**Given exercise**
Beneath this line sits some data. Return only its lines from the one holding "Generate a Python" through the one holding "import plotly.graph_objects as go", inclusive, exactly, with the images removed.

**Material shown**

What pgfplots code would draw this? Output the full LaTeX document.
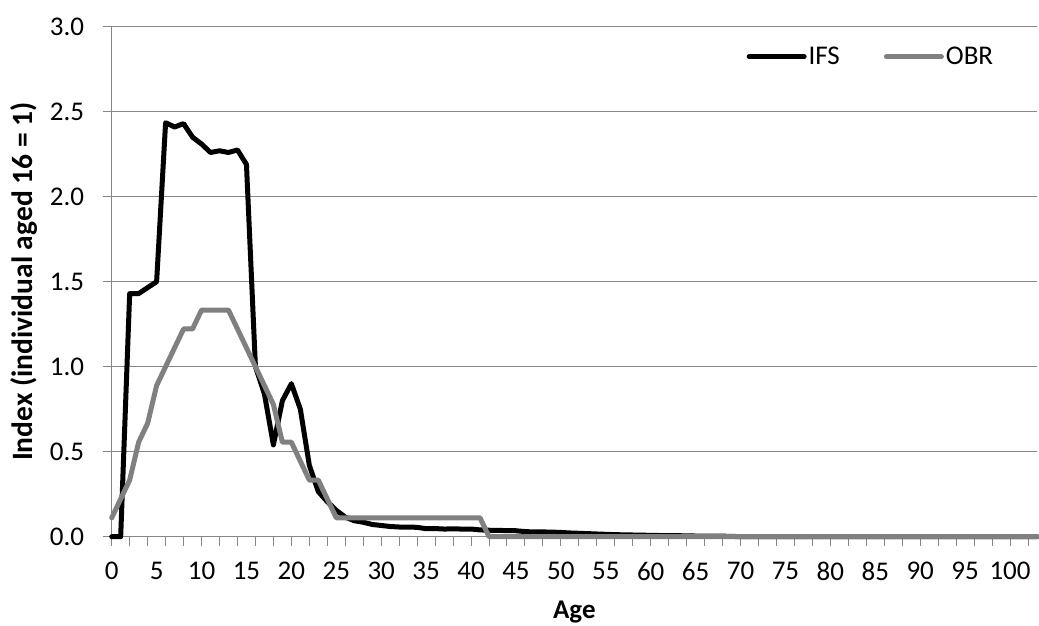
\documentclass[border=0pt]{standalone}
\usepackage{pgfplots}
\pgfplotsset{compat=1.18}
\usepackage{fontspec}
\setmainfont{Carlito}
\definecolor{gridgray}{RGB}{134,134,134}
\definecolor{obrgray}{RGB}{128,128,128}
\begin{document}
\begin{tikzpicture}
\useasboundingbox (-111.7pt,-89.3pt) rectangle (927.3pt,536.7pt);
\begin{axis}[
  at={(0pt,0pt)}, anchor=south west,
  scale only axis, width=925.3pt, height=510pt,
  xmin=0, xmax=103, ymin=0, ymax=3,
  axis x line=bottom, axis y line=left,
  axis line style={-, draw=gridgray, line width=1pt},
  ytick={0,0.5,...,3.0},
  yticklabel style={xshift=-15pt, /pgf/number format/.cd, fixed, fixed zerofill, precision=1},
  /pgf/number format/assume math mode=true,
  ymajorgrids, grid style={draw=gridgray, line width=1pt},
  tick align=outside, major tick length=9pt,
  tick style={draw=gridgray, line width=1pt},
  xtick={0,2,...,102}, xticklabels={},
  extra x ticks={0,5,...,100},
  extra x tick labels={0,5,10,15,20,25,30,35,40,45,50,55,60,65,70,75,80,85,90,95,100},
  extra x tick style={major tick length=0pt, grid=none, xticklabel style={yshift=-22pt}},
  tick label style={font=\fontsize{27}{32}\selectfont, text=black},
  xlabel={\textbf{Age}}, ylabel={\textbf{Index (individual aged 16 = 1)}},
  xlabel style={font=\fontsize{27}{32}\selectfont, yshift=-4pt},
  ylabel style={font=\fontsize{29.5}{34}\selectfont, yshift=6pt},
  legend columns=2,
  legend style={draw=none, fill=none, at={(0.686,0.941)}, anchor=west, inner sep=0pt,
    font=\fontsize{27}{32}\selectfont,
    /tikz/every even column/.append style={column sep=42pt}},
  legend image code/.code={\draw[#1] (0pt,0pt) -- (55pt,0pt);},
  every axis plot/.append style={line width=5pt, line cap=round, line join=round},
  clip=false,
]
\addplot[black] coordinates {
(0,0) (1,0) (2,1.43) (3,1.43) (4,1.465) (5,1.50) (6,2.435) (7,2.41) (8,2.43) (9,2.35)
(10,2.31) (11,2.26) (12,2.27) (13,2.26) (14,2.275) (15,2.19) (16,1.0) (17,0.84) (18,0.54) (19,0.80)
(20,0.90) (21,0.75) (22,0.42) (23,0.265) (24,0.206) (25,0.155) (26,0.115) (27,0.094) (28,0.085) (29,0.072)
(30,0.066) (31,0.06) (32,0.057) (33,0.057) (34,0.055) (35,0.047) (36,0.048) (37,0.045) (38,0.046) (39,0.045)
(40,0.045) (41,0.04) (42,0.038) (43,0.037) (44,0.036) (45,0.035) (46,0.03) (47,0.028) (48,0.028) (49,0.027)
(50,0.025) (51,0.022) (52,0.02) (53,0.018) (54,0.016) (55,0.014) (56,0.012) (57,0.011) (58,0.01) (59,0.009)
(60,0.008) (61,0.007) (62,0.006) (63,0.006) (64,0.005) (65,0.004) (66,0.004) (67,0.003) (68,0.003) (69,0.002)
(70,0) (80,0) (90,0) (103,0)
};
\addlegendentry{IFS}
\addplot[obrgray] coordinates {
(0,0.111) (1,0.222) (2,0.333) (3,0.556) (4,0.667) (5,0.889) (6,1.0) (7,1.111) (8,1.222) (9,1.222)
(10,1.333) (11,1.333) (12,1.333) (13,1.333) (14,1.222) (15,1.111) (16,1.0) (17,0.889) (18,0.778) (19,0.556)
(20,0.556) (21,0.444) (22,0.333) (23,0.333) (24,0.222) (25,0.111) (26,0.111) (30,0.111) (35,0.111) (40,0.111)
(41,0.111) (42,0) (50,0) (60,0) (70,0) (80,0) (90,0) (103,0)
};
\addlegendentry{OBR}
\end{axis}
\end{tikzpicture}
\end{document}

* * *

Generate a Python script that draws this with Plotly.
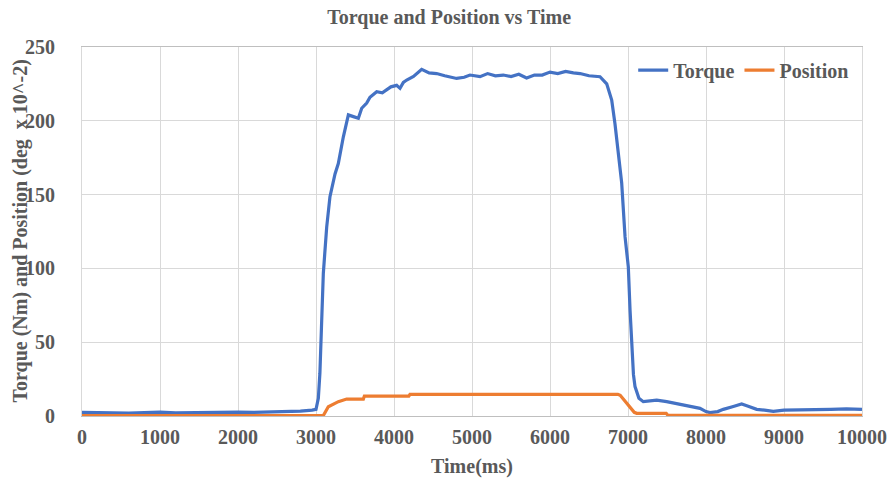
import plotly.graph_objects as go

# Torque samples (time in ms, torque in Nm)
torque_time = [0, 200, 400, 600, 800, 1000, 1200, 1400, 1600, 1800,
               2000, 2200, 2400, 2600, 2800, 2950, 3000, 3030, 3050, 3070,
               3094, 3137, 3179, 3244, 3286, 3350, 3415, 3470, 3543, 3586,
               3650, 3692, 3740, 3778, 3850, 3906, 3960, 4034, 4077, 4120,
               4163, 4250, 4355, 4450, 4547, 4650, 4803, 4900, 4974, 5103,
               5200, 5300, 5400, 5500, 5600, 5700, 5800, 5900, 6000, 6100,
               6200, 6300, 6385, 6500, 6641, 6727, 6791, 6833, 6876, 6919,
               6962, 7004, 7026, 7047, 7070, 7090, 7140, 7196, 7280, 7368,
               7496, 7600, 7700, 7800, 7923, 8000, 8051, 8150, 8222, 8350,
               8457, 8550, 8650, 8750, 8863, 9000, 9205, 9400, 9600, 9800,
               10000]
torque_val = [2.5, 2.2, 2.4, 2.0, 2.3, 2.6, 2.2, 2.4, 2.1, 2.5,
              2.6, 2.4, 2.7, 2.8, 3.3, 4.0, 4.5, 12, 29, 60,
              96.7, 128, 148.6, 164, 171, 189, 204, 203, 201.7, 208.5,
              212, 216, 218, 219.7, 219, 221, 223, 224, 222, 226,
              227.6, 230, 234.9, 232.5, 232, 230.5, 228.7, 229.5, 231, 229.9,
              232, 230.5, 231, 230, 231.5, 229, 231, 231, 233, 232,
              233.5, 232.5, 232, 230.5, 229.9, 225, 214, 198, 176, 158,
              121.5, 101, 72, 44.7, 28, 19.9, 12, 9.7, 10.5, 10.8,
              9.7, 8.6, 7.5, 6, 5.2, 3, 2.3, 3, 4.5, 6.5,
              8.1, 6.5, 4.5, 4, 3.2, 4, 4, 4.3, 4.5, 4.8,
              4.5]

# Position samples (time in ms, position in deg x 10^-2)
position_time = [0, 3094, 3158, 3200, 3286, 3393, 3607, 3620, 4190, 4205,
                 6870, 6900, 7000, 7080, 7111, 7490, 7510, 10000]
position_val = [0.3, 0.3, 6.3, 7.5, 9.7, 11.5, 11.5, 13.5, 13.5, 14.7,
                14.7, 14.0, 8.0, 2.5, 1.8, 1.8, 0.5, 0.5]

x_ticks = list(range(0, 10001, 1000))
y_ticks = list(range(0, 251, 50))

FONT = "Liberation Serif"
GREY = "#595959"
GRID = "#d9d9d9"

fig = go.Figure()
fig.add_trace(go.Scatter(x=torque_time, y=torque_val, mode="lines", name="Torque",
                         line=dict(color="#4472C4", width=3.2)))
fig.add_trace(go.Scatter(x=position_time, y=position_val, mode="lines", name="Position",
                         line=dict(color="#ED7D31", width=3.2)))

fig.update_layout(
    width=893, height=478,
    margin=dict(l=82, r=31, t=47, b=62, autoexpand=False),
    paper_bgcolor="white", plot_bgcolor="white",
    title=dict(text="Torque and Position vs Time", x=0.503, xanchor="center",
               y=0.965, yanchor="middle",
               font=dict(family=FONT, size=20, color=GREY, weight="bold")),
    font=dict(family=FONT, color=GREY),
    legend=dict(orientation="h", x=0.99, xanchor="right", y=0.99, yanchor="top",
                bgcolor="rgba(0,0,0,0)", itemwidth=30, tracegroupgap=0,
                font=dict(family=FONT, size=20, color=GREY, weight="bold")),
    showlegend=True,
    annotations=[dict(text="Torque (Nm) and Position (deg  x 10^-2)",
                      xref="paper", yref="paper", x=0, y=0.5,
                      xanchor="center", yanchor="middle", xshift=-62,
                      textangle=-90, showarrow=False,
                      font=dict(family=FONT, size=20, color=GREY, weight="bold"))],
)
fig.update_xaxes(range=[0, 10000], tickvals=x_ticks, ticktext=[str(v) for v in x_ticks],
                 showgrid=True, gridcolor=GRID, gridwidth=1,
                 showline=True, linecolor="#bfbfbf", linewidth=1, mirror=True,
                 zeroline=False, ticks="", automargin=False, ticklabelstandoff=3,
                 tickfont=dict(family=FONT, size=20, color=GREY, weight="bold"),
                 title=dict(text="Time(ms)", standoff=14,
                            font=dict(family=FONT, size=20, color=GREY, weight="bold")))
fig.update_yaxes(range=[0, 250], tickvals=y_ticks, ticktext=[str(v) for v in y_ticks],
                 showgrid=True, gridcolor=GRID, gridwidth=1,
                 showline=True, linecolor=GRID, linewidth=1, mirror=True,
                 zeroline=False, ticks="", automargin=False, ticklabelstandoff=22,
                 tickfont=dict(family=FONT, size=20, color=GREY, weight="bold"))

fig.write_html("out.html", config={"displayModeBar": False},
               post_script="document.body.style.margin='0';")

**Solution to this exercise**
Generate a Python script that draws this with Plotly.
import plotly.graph_objects as go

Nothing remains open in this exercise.